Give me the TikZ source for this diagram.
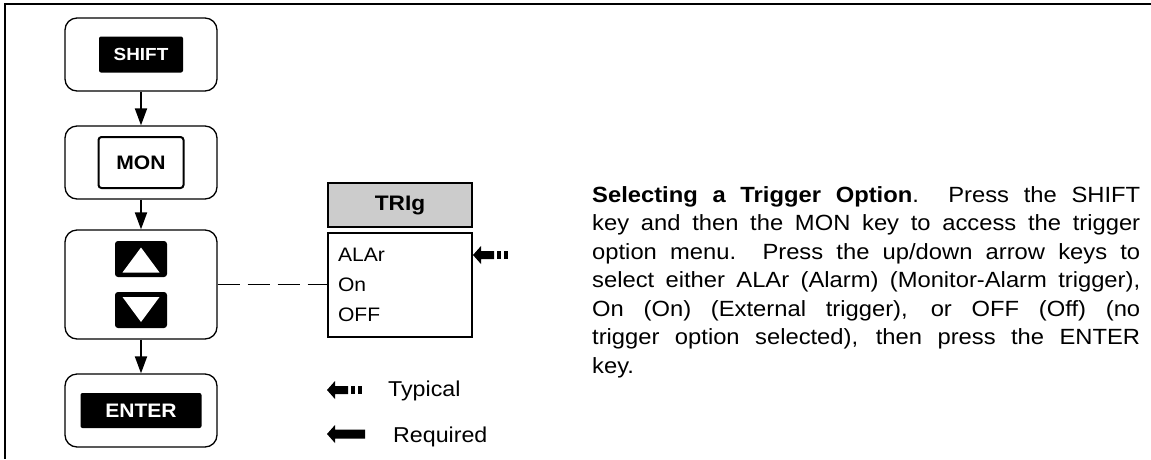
\documentclass[tikz,border=0pt]{standalone}
\usepackage{fontspec}
\setmainfont{Liberation Sans}[FakeStretch=1.08]
\usetikzlibrary{positioning,arrows.meta}

\begin{document}
\begin{tikzpicture}[
    x=1pt, y=-1pt,
    keybox/.style={rectangle, draw, line width=1.3pt, rounded corners=12pt, minimum width=152pt, minimum height=73pt},
    keycap/.style={rectangle, fill=black, text=white, rounded corners=2pt, inner sep=0pt, font=\fontsize{17.5}{20}\selectfont\bfseries},
    keyframe/.style={rectangle, draw, line width=2pt, rounded corners=3pt, inner sep=0pt, font=\fontsize{19.5}{22}\selectfont\bfseries},
    arrowkey/.style={rectangle, fill=black, rounded corners=3pt, minimum width=52pt, minimum height=36pt, inner sep=0pt},
    flow/.style={-{Triangle[length=17pt,width=12pt]}, line width=2pt},
    link/.style={line width=1pt, dash pattern=on 22pt off 8pt},
    menuhead/.style={rectangle, draw, line width=1.3pt, fill=gray!40, minimum width=144pt, minimum height=44pt, font=\fontsize{21}{24}\selectfont\bfseries},
    menubox/.style={rectangle, draw, line width=1.3pt, minimum width=144pt, minimum height=104pt, text width=124pt, align=left, inner xsep=10pt, font=\fontsize{19.5}{30}\selectfont},
    legend/.style={anchor=base west, inner sep=0pt, font=\fontsize{21.5}{24}\selectfont},
    typmark/.pic={
        \fill (0,0) -- (8,-9) -- (8,-4) -- (21,-4) -- (21,4) -- (8,4) -- (8,9) -- cycle;
        \fill (24,-4) rectangle (28,4);
        \fill (31,-4) rectangle (35,4);
    },
    reqmark/.pic={
        \fill (0,0) -- (8,-9) -- (8,-4.5) -- (38,-4.5) -- (38,4.5) -- (8,4.5) -- (8,9) -- cycle;
    }
]
\useasboundingbox (0,0) rectangle (1151,459);

% Frame
\draw[line width=2pt] (1151,4) -- (5,4) -- (5,459);

% Key sequence
\node[keybox] (shiftbox) at (141,54.5) {};
\node[keycap, minimum width=84pt, minimum height=36pt] (shift) at (shiftbox.center) {SHIFT};

\node[keybox] (monbox) at (141,162.5) {};
\node[keyframe, minimum width=85pt, minimum height=51pt] (mon) at (monbox.center) {MON};

\node[keybox, minimum height=109pt] (keysbox) at (141,284.5) {};
\node[arrowkey] (upkey) at (141,259) {};
\node[arrowkey] (downkey) at (141,310) {};
\fill[white] (upkey.center) ++(0,-11.5) -- ++(18.5,25) -- ++(-37,0) -- cycle;
\fill[white] (downkey.center) ++(0,12) -- ++(18.5,-25) -- ++(-37,0) -- cycle;

\node[keybox] (enterbox) at (141,410.5) {};
\node[keycap, minimum width=121pt, minimum height=35pt, font=\fontsize{19.5}{22}\selectfont\bfseries] (enter) at (enterbox.center) {ENTER};

\draw[flow] (shiftbox) -- (monbox);
\draw[flow] (monbox) -- (keysbox);
\draw[flow] (keysbox) -- (enterbox);

% Menu
\node[menuhead] (trighead) at (400,205) {TRIg};
\node[menubox] (trigmenu) at (400,285) {ALAr\\On\\OFF};
\draw[link] (keysbox.east) -- (keysbox.east -| trigmenu.west);
\pic at (473,255) {typmark};

% Legend
\pic at (327,390) {typmark};
\node[legend] (typtext) at (388,396) {Typical};
\pic at (327,434) {reqmark};
\node[legend] (reqtext) at (393,442) {Required};

% Description
\node[anchor=north west, inner sep=0pt, text width=548pt, align=justify, font=\fontsize{22}{28.5}\selectfont] (note) at (592,186) {\textbf{Selecting a Trigger Option}.\ \ Press the SHIFT\linebreak key and then the MON key to access the trigger\linebreak option menu.\ \ Press the up/down arrow keys to\linebreak select either ALAr (Alarm) (Monitor-Alarm trigger),\linebreak On (On) (External trigger), or OFF (Off) (no\linebreak trigger option selected), then press the ENTER\linebreak key.};

\end{tikzpicture}
\end{document}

* **What you should do**
Restate the data word for word from its first line through the line with "(5,4) -- (5,459);", leaving out any picture along the way.

* **The output**
Give me the TikZ source for this diagram.
\documentclass[tikz,border=0pt]{standalone}
\usepackage{fontspec}
\setmainfont{Liberation Sans}[FakeStretch=1.08]
\usetikzlibrary{positioning,arrows.meta}

\begin{document}
\begin{tikzpicture}[
    x=1pt, y=-1pt,
    keybox/.style={rectangle, draw, line width=1.3pt, rounded corners=12pt, minimum width=152pt, minimum height=73pt},
    keycap/.style={rectangle, fill=black, text=white, rounded corners=2pt, inner sep=0pt, font=\fontsize{17.5}{20}\selectfont\bfseries},
    keyframe/.style={rectangle, draw, line width=2pt, rounded corners=3pt, inner sep=0pt, font=\fontsize{19.5}{22}\selectfont\bfseries},
    arrowkey/.style={rectangle, fill=black, rounded corners=3pt, minimum width=52pt, minimum height=36pt, inner sep=0pt},
    flow/.style={-{Triangle[length=17pt,width=12pt]}, line width=2pt},
    link/.style={line width=1pt, dash pattern=on 22pt off 8pt},
    menuhead/.style={rectangle, draw, line width=1.3pt, fill=gray!40, minimum width=144pt, minimum height=44pt, font=\fontsize{21}{24}\selectfont\bfseries},
    menubox/.style={rectangle, draw, line width=1.3pt, minimum width=144pt, minimum height=104pt, text width=124pt, align=left, inner xsep=10pt, font=\fontsize{19.5}{30}\selectfont},
    legend/.style={anchor=base west, inner sep=0pt, font=\fontsize{21.5}{24}\selectfont},
    typmark/.pic={
        \fill (0,0) -- (8,-9) -- (8,-4) -- (21,-4) -- (21,4) -- (8,4) -- (8,9) -- cycle;
        \fill (24,-4) rectangle (28,4);
        \fill (31,-4) rectangle (35,4);
    },
    reqmark/.pic={
        \fill (0,0) -- (8,-9) -- (8,-4.5) -- (38,-4.5) -- (38,4.5) -- (8,4.5) -- (8,9) -- cycle;
    }
]
\useasboundingbox (0,0) rectangle (1151,459);

% Frame
\draw[line width=2pt] (1151,4) -- (5,4) -- (5,459);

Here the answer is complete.